Mais combien de dossiers on traite par contre avec ce comité-là? Ce ne sont pas que des dossiers au niveau des violences sexuelles. Il y a des dossiers de tout autre nature aussi, dont, des fois, des relations entre étudiants, étudiantes, et autres. L'idée, c'est que ce comité-là ne traite pas tout. Ce comité-là rentre en jeu aussitôt qu'il y a quelque chose qui déborde du cadre traditionnel de traitement. Alors, dans le cas du projet de loi actuellement, il y a des plaintes, je pense, qui pourraient suivre leur cours assez aisément, sans qu'il y ait de problématique, mais, si, par exemple, dans les mesures d'accommodement académique, là, il faut se mettre à brasser tout ça, obtenir une permission du ministère, c'est ce comité-là qui peut agir. Les ressources humaines, le syndicat des enseignants, enseignantes, de la représentation étudiante, tout ce qui concerne le pédagogique, l'académique et ce qui concerne les affaires étudiantes et les services, évidemment, sont en mesure de mobiliser beaucoup, rapidement. Ça fait que je n'ai pas de nombre à vous donner.

Nous, on est un cégep aussi qui, comme je vous dis, a ce comité-là. Il l'a mis en place pour toutes sortes de cas, pas seulement des cas de cette nature-là, ça fait qu'en ce sens-là c'est difficile de vous répondre. Mais l'idée, c'est d'éliminer le : J'ai laissé un message sur son répondeur, dans deux jours je vais avoir la réponse, et puis après ça il faut communiquer avec le responsable du service. Ce comité-là est en mesure rapidement d'intervenir à tous les niveaux. Et c'est ce qui ferait qu'un délai de 10 jours pour l'application de mesures serait réaliste, que ce soit cette forme-là ou une autre, puis c'est ce qui ferait que le projet de loi atteindrait un de ses objectifs.

• (18 heures) •

La Présidente (Mme de Santis) : 45 secondes.

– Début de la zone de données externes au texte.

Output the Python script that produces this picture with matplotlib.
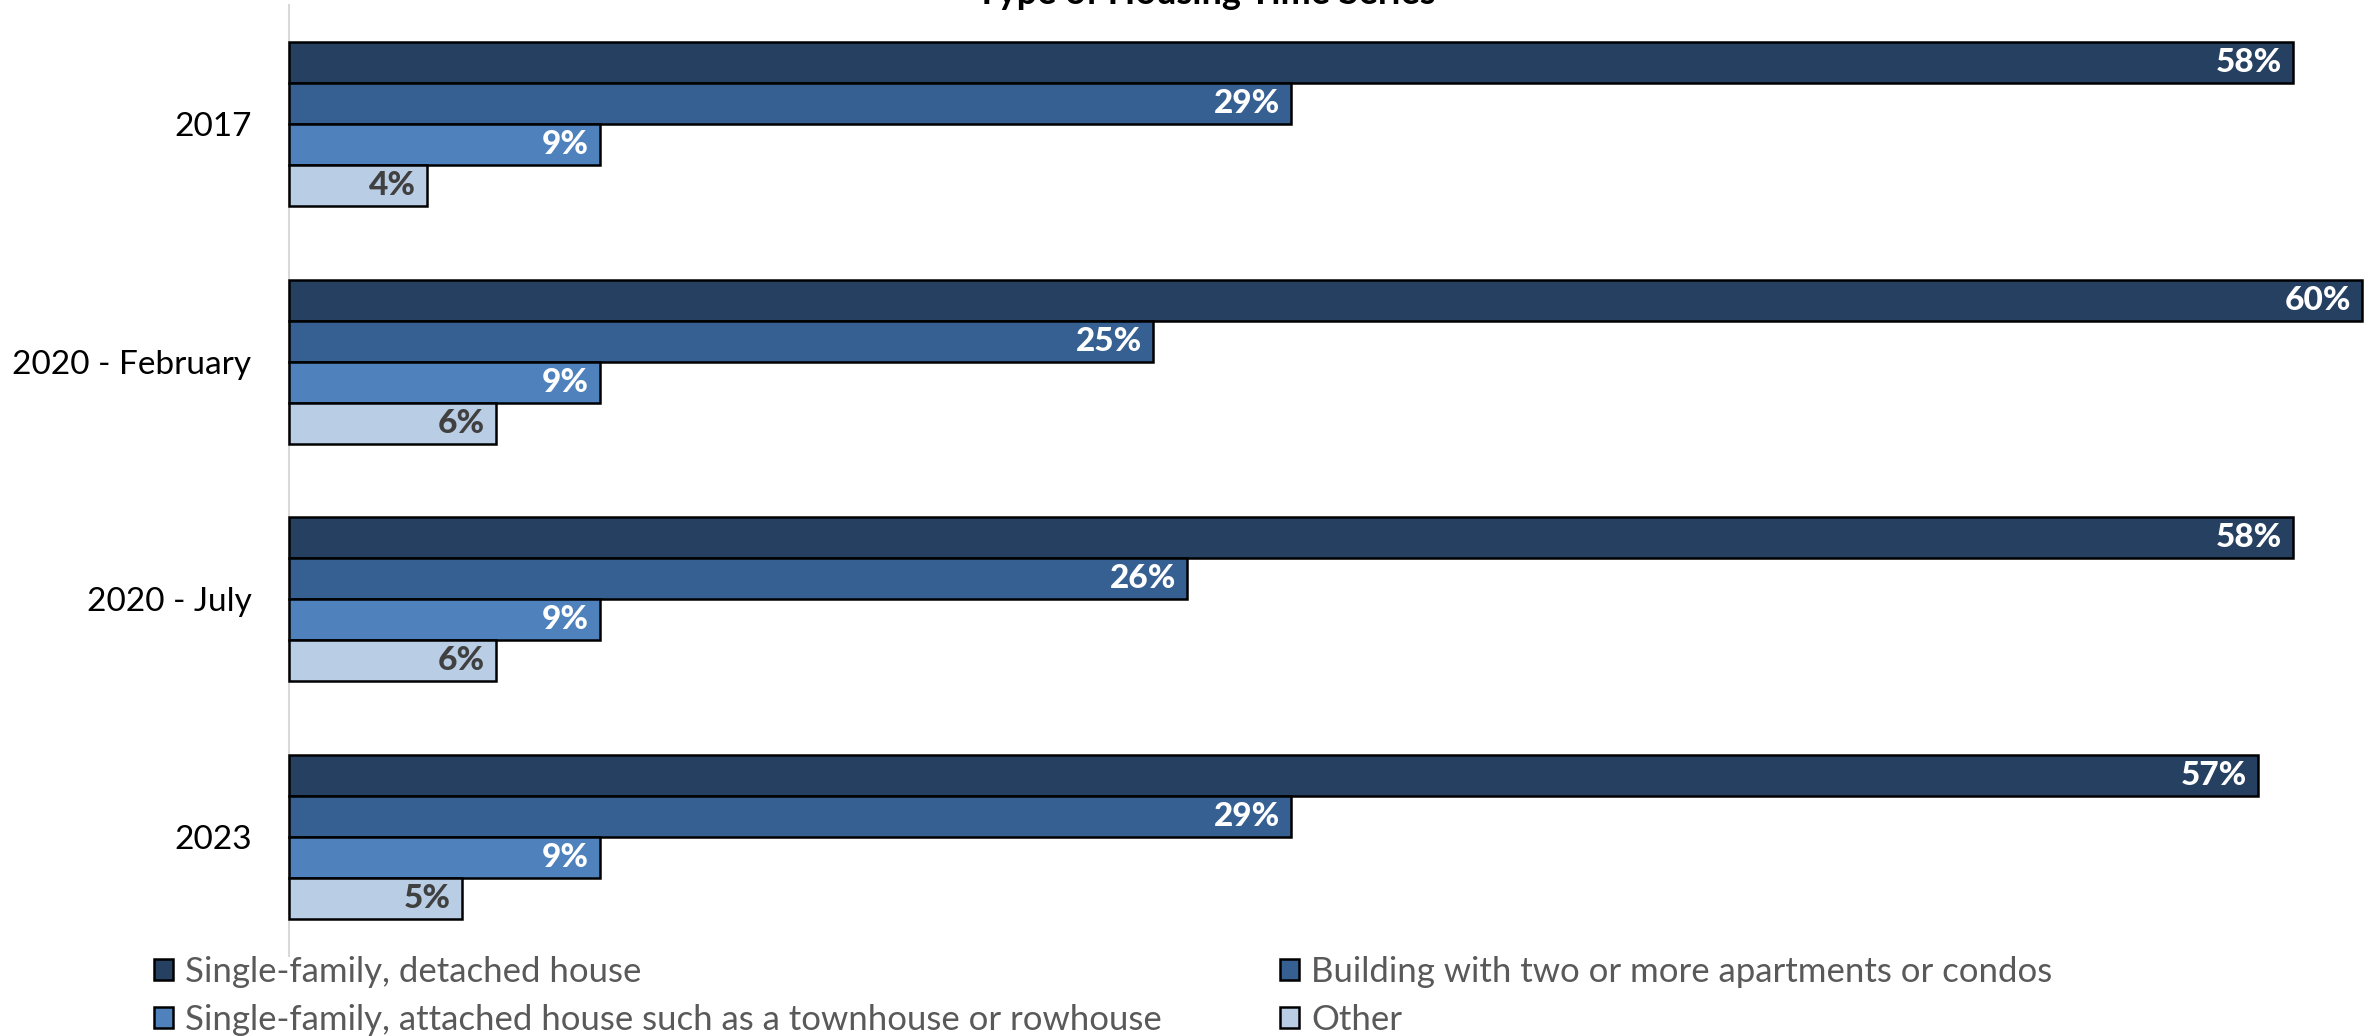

M. Roberge : Je vous remercie beaucoup, c'était très intéressant. Puis il est possible qu'on vous rappelle pour avoir plus de secondes de vos précieux conseils. Merci beaucoup.

M. Blanchette (Alexandre) : On va abuser de notre présence. On va quitter, mais on va vous remettre — on est téteux et téteuses comme ça — un portfolio de visuels qu'on a créés pour notre campagne. Vous aurez ça comme lecture de chevet dans les prochaines semaines. C'est tout de même positif, pas nécessairement noir.

Nous vous remercions infiniment pour votre écoute, c'est fort apprécié.

M. Roberge : Merci.

La Présidente (Mme de Santis) : Merci beaucoup, Mme Houle-Roy, M. Blanchette, merci pour votre contribution aux travaux de la commission.

La commission ajourne ses travaux au mardi 21 novembre 2017, à 10 heures. Bonne soirée.